The primary mission archive for Kepler light curves and pixel data is provided by MAST. The Exoplanet Archive provides access to the public Kepler light curves, both short and long cadence, as they are released to the community. The Kepler light curves for all ∼190,000 objects in the Kepler Target Catalog are accessible via a custom search page, and light curves for KOIs and confirmed Kepler planets can also be accessed via the Kepler interactive table. Tools are provided to visualize, manipulate, normalize, and stitch time series as discussed in § 3.2. Releases of new quarters are made on an approximately 3-month schedule. Searches can be made by astrophysical or observational parameters tabulated by the Kepler project, or by the KIC ID. Time series from multiple quarters are tied to each KIC ID and can be downloaded together for offline analysis. As a note of caution, the Exoplanet Archive does not adjust the time system of the Kepler time series as provided by the Kepler project pipeline, and there can be timing offset errors.⁵

The Exoplanet Archive is also the U.S. portal for CoRoT mission time series data, in a collaboration between NASA and the European Space Agency (ESA)/Centre National d'Etudes Spatiales (CNES), which is implemented by NExScI. CoRoT is a space telescope operated by the French space agency CNES that takes high-precision photometric data to search for exoplanets and to conduct stellar seismology (Auvergne et al. 2009). The main features of the interface to the CoRoT data are:

• 1.  
  Separate and independent interfaces for the exoplanetary and asteroseismology fields.
• 2.  
  Ability to search by astrophysical or observational parameters, or alternatively by CoRoT ID number.
• 3.  
  Ability to search across multiple CoRoT runs.
• 4.  
  Provide direct links to individual CoRoT seismology targets, with the option of accessing any available archive data for the target.
• 5.  
  Tabular results can be saved for offline analysis.
• 6.  
  Visualization page for individual CoRoT targets.
• 7.  
  Download scripts to obtain either all light curves in a given CoRoT run, or to obtain only the light curves that fulfill the specified search criteria.
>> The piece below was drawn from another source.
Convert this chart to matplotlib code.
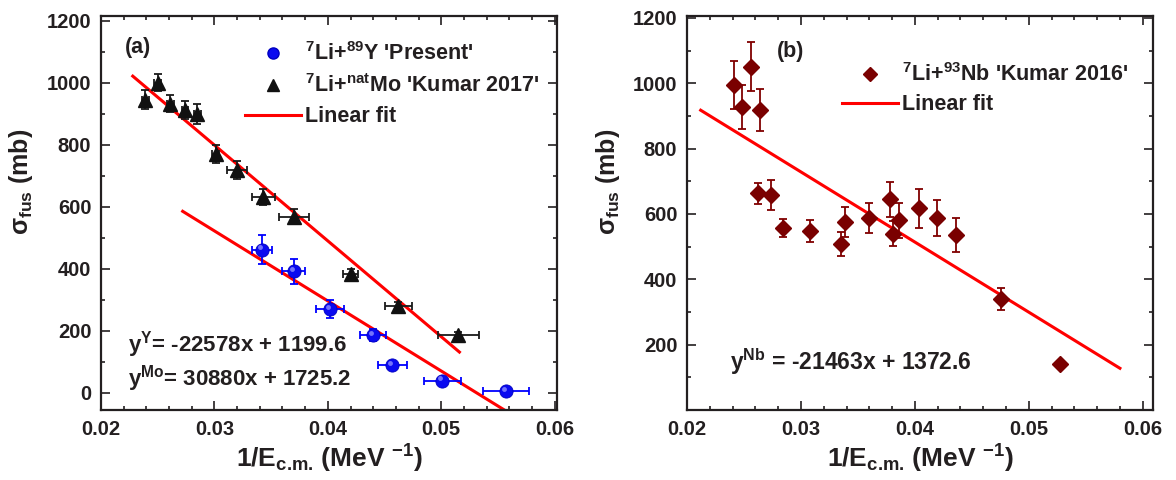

For all Exoplanet Archive survey time series, each data set features a master file and a single file for each light curve. The master file provides basic properties of the data set as a whole, as well as global parameters about each individual light curve file. Through the archive infrastructure, users may query the master file to search the data set by metadata. These searchable metadata vary by data set and include unique identifiers, celestial coordinates, static photometry parameters (single-epoch magnitudes), variability filters, observation dates, number of observational epochs, rms dispersion about the median magnitude, median absolute deviation, existence and frequency of photometric outliers, χ² about the median magnitude, etc. Each light curve file is associated with a unique identifier and features a header summarizing global information about the light curve, as well as the column-delimited photometry data, magnitude, and uncertainty. Thus, it is flexible and readable with all computer operating systems and can be translated to other formats such as Virtual Observatory (VO) and binary FITS tables. Figure 2 shows an example of data visualization found on the Exoplanet Archive website, complete with light curve characteristics, data set reference, and links to the associated files and download scripts.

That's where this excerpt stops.